This was sermon for Parshat Sheimot (Delivered via Zoom 12/24/21)
In this week’s Torah portion, Parshat Shemot, we read that “a new king arose who did not know Joseph.” Because he did not know, learn or remember history – he lived in fear of a nation that meant him no harm. Because he lived in fear – he resorted to violence and murder. He enslaved a people – killed its male children, and led his nation down a path that gave rise to misery and heartbreak for both his people and ours.
Right at this moment that begins the epic tale of our people’s history, the Torah teaches us the importance of grounding ourselves in an understanding of our nation’s story – if we do not learn it, we will mistake ancient allies for enemies – brothers for adversaries. But it’s not just about learning, but rather about knowing – deeply understanding. It does not say a new king arose who had not heard of Joseph – but rather a new king arose who did not KNOW him.
I have been studying and rereading Rabbi Naomi Levy’s, wonderful book, “Einstein and the Rabbi,” in preparation for teaching a class on it.

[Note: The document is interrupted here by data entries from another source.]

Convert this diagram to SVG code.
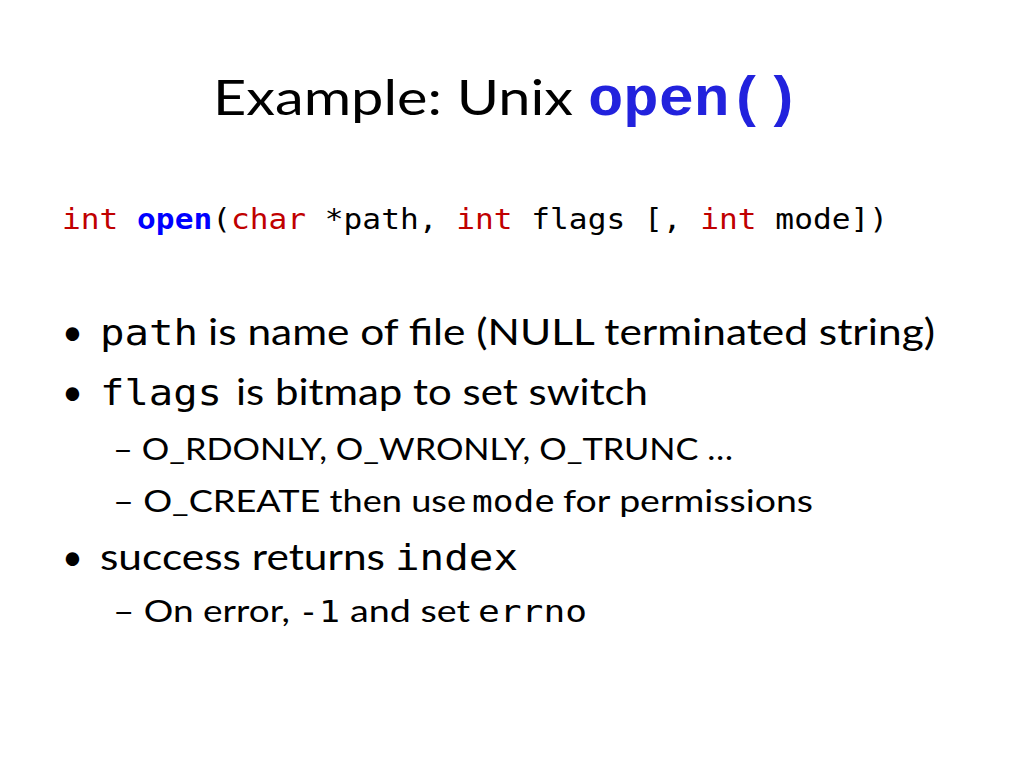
<svg xmlns="http://www.w3.org/2000/svg" width="1024" height="768" viewBox="0 0 1024 768">
<style>
.s{font-family:Lato,"Open Sans",sans-serif;fill:#000}
.m{font-family:"DejaVu Sans Mono","Liberation Mono",monospace;fill:#000}
.r{fill:#c00000}
.b{fill:#0000ff;font-weight:bold}
</style>
<rect width="1024" height="768" fill="#fff"/>
<text class="s" x="213" y="115" font-size="48" textLength="360" lengthAdjust="spacingAndGlyphs">Example: Unix</text>
<text x="588" y="115" font-family="'Liberation Mono','Courier New',monospace" font-weight="bold" font-size="56" fill="#2222dd" textLength="212" lengthAdjust="spacingAndGlyphs">open()</text>
<text class="m" x="62" y="229" font-size="29" textLength="826" lengthAdjust="spacingAndGlyphs"><tspan class="r">int</tspan> <tspan class="b">open</tspan>(<tspan class="r">char</tspan> *path, <tspan class="r">int</tspan> flags [, <tspan class="r">int</tspan> mode])</text>
<g font-size="36">
<text class="s" x="62" y="345">•</text>
<text class="m" x="100" y="345" textLength="98" lengthAdjust="spacingAndGlyphs">path</text>
<text class="s" x="208" y="345" textLength="727" lengthAdjust="spacingAndGlyphs">is name of file (NULL terminated string)</text>
<text class="s" x="62" y="405">•</text>
<text class="m" x="100" y="405" textLength="122" lengthAdjust="spacingAndGlyphs">flags</text>
<text class="s" x="236" y="405" textLength="412" lengthAdjust="spacingAndGlyphs">is bitmap to set switch</text>
<text class="s" x="62" y="570">•</text>
<text class="s" x="100" y="570" textLength="285" lengthAdjust="spacingAndGlyphs">success returns</text>
<text class="m" x="395" y="570" textLength="123" lengthAdjust="spacingAndGlyphs">index</text>
</g>
<g font-size="30">
<text class="s" x="113" y="460" textLength="620" lengthAdjust="spacingAndGlyphs">– O_RDONLY, O_WRONLY, O_TRUNC …</text>
<text class="s" x="113" y="512" textLength="353" lengthAdjust="spacingAndGlyphs">– O_CREATE then use</text>
<text class="m" x="472" y="512" textLength="83" lengthAdjust="spacingAndGlyphs">mode</text>
<text class="s" x="563" y="512" textLength="250" lengthAdjust="spacingAndGlyphs">for permissions</text>
<text class="s" x="113" y="622" textLength="177" lengthAdjust="spacingAndGlyphs">– On error,</text>
<text class="m" x="298" y="622" textLength="42" lengthAdjust="spacingAndGlyphs">-1</text>
<text class="s" x="350" y="622" textLength="120" lengthAdjust="spacingAndGlyphs">and set</text>
<text class="m" x="478" y="622" textLength="109" lengthAdjust="spacingAndGlyphs">errno</text>
</g>
</svg>
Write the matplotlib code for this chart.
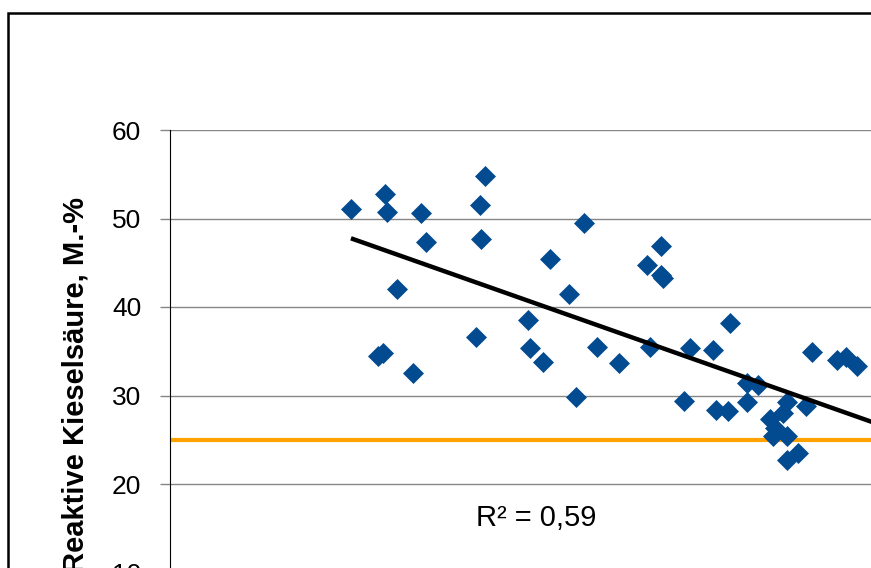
from matplotlib import pyplot as plt
import matplotlib.patches as mpatches
import numpy as np

# scatter values (x in arbitrary units, the x axis is cut off in the source)
x_vals = [21.8, 25.9, 26.1, 30.2, 30.8, 27.3, 38.0, 37.3, 37.5, 49.9,
          45.8, 48.1, 43.1, 36.9, 43.4, 44.9, 51.4, 54.1, 25.1, 25.7,
          29.3, 48.9, 59.2, 57.5, 59.2, 59.4, 67.5, 57.8, 62.7, 65.4,
          77.3, 80.4, 81.4, 82.8, 69.5, 70.8, 61.9, 65.8, 67.2, 69.5,
          74.3, 76.6, 72.3, 73.9, 72.7, 74.3, 74.3, 75.7, 72.9]
y_vals = [51.1, 52.8, 50.7, 50.6, 47.3, 42.0, 54.8, 51.5, 47.7, 49.5,
          45.4, 41.5, 38.5, 36.6, 35.4, 33.8, 35.5, 33.7, 34.5, 34.8,
          32.5, 29.8, 46.9, 44.7, 43.6, 43.3, 38.2, 35.5, 35.4, 35.1,
          34.9, 34.0, 34.4, 33.3, 31.4, 31.2, 29.4, 28.4, 28.2, 29.3,
          29.3, 28.8, 27.3, 28.0, 25.4, 25.4, 22.7, 23.5, 26.3]

# linear trend (y = a + b*x)
trend_a = 54.97
trend_b = -0.3306
trend_x = [21.8, 100]

limit_y = 25
r2_label = "R² = 0,59"
y_label = "Reaktive Kieselsäure, M.-%"
y_ticks = [0, 10, 20, 30, 40, 50, 60]

plt.rcParams['font.family'] = ['Liberation Sans', 'DejaVu Sans']

W, H = 871, 568
fig = plt.figure(figsize=(W / 100, H / 100), dpi=100)

# axes run past the right and bottom edge of the picture (cropped chart)
ax = fig.add_axes([170 / W, (H - 661) / H, 830 / W, 531 / H])
ax.set_xlim(0, 100)
ax.set_ylim(0, 60)

ax.axhline(limit_y, color='#FFA200', linewidth=3, zorder=2)
ax.plot(x_vals, y_vals, linestyle='none', marker='D', markersize=10.3,
        color='#034B90', markeredgecolor='#034B90', markeredgewidth=0.5, zorder=3)
tx = np.array(trend_x)
ax.plot(tx, trend_a + trend_b * tx, color='black', linewidth=3.2, zorder=4,
        solid_capstyle='butt')

ax.set_yticks(y_ticks)
ax.set_yticklabels([str(t) for t in y_ticks], fontsize=19)
ax.set_xticks([])
ax.grid(axis='y', color='#868686', linewidth=1.0)
ax.set_axisbelow(True)
ax.tick_params(axis='y', direction='out', length=7.2, width=1.0,
               color='#868686', pad=13.5)

for side in ['top', 'right', 'bottom']:
    ax.spines[side].set_visible(False)
ax.spines['left'].set_color('black')
ax.spines['left'].set_linewidth(0.8)
ax.spines['left'].set_zorder(5)

ax.text(44.1, 15.3, r2_label, fontsize=21, ha='center', va='baseline')

fig.text(76 / W, 1 - 197 / H, y_label, rotation=90, fontsize=21,
         fontweight='bold', ha='center', va='top')

# outer chart frame (only left and top visible in the crop)
frame = mpatches.Rectangle((7.5 / W, -1), 2, 1 + (1 - 12.5 / H),
                           transform=fig.transFigure, fill=False,
                           edgecolor='black', linewidth=1.8)
fig.patches.append(frame)

fig.savefig('out.png', dpi=100)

In the chapter, “Finding the Me Within Me,” she says, “There is something that your soul knows that you’ve forgotten.” Actually I think there are universes that my soul knows that I’ve forgotten – bits of family and communal history contained within stories I didn’t listen to closely enough; burning-bush-sized reservoirs of soul knowledge that I didn’t stop to look at and thus do not see or know.
But what do we do with this? If we’ve forgotten something – it is gone. Its knowledge no longer does us any good. No – in order for it to benefit us – we must RE-Member it. To dismember is to take something apart into its component pieces – we must do the opposite – we seek out the component pieces, search for them, study them, put back together our personal, family, and community histories and RE-member them in our minds. We can then begin to figure out some of what our souls know, but had forgotten.
The book of Exodus takes us annually on this journey – the creation of our peoplehood, and in the spiral of its yearly retelling we have the opportunity to REMEMBER what it meant to be slaves in Egypt, to be freed, to wander in the dessert of the unknown and ultimately to make it to Sinai (only to complain once there about how much better we had it before). Our souls’ journey as Jews is to keep RE-membering. To redraw our lives and our history again and again until it makes more and more sense to us. Until we begin to see more than just our outlines in the story, but how we are living it still, and how it is continuing to bring meaning to our lives.
How many burning bushes were in our path that we neglected to stop and gaze at and thus missed? How many times were we enslaved to ideas or goals that no longer suit us? How often were we floating aimlessly in a Nile of disengagement. But this week’s parashah stands to remind our souls to cry out, “Let My People Go.” Our personal, communal, and spiritual freedom is in front of us always. We, unlike Pharoah, do remember Joseph. We also remember Pharoah. We remember slavery and we remember freedom. We remember feeling slow of tongue and too afraid to speak – and we remember actions that spoke far louder than words could.
As we begin to reembark on our peoples’ foundational journey, I pray that we will connect to it in ways that help us to recall the things our souls have long forgotten. I pray that it will lead us to better awareness, connection, and unity with our own souls and with the soul of our people.